Linda Talley, Research Librarian and head of the Genealogy Department, came to the museum 22 years ago with her own curiosity. As an only child with two sons who didn’t get a chance to know their grandparents, she came to find photos or information on her parents that she could share with her sons. As her interest in ancestry grew, so did the time she spent at the museum, and she began to volunteer. Eventually her curiosity led to a paid position, and now she directs a group of 10 volunteers.
Those volunteers are responsible for helping anyone who comes seeking information on their ancestors or other persons of interest. They will also do a full research for you upon request for a fee. During a typical month, the department will welcome between 60 and 80 people who come seeking answers.
One project the volunteers completed took five years; they read and recorded all the headstones in the cemeteries in Johnson County. Since then, volunteer Ruth Dorrel, archivist at Franklin College, keeps those records current by cutting obituaries from newspapers, recording and indexing deaths and burials.
Tracing the Museum’s Roots
The Genealogy Department is organized by subject and patterned after the Daughters of the American Revolution Library (DAR) in Washington, D.C., although much smaller. Internet genealogy research thrives, but there is something special about handling the physical documentation on the shelves at the Johnson County Museum such as old books, maps, deeds, abstracts, military records, marriage records, death records, estate records, inventory lists, deeds, family scrapbooks and photos. Many of the Internet software programs are too expensive for personal use, so the museum has the Ancestry Library Edition available free for anyone to use for research.
The Johnson County Historical Society owns the collection of genealogy material at the museum, many of which are original documents. Several years ago, Joan Woodhull, who remains a volunteer, began putting the current collection together before the museum moved into its permanent location at 135 N. Main Street, Franklin, in the former Masonic Temple.
The Daughters of the American Revolution started the museum in 1931 by organizing historic artifacts and photos that were on display in store windows.

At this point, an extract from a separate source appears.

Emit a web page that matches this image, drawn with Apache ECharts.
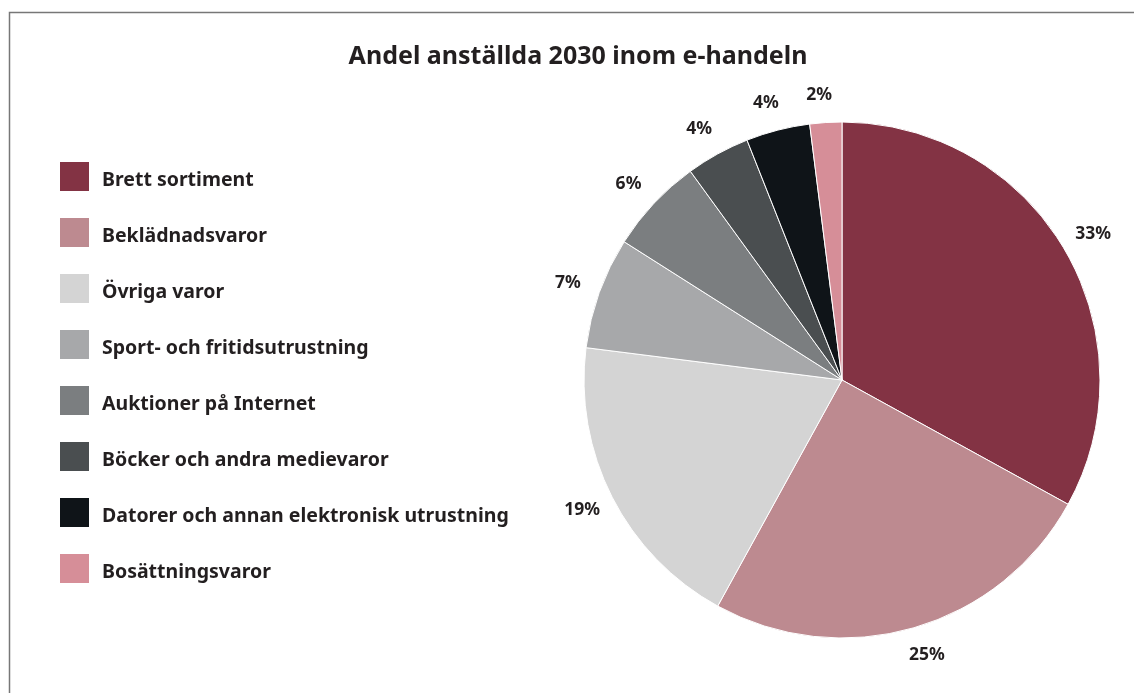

The local chapter of the DAR gathered these items together and began the official museum in a room at the county courthouse, moved it in 1963 to the Suckow home and again in 1989 into its current building where the Historical Society is now its guardian.
The county budget pays for the operating expenses of the Johnson County Museum of History, including maintenance, utilities and the salaries of two full-time and four part-time employees. The museum is largely maintained by a group of dedicated volunteers. Other expenses are paid with donations and endowments.
Although anyone is welcomed to visit Genealogy Department and use the documents free of charge, you’ll notice a donation box in the Genealogy Department thanking you in advance as you leave a monetary expression of appreciation for the remarkable collection that has been preserved for all.
For Linda Talley and her group of volunteers, the mission is simple: “Take care of what we have and collect new.” With this as their motto, they have accumulated one of the best collections in the state.
If inquiring minds want to know who’s in their family tree, this may be the perfect warm winter adventure, poking around in the past, at the Johnson County Museum of History’s Genealogy Department.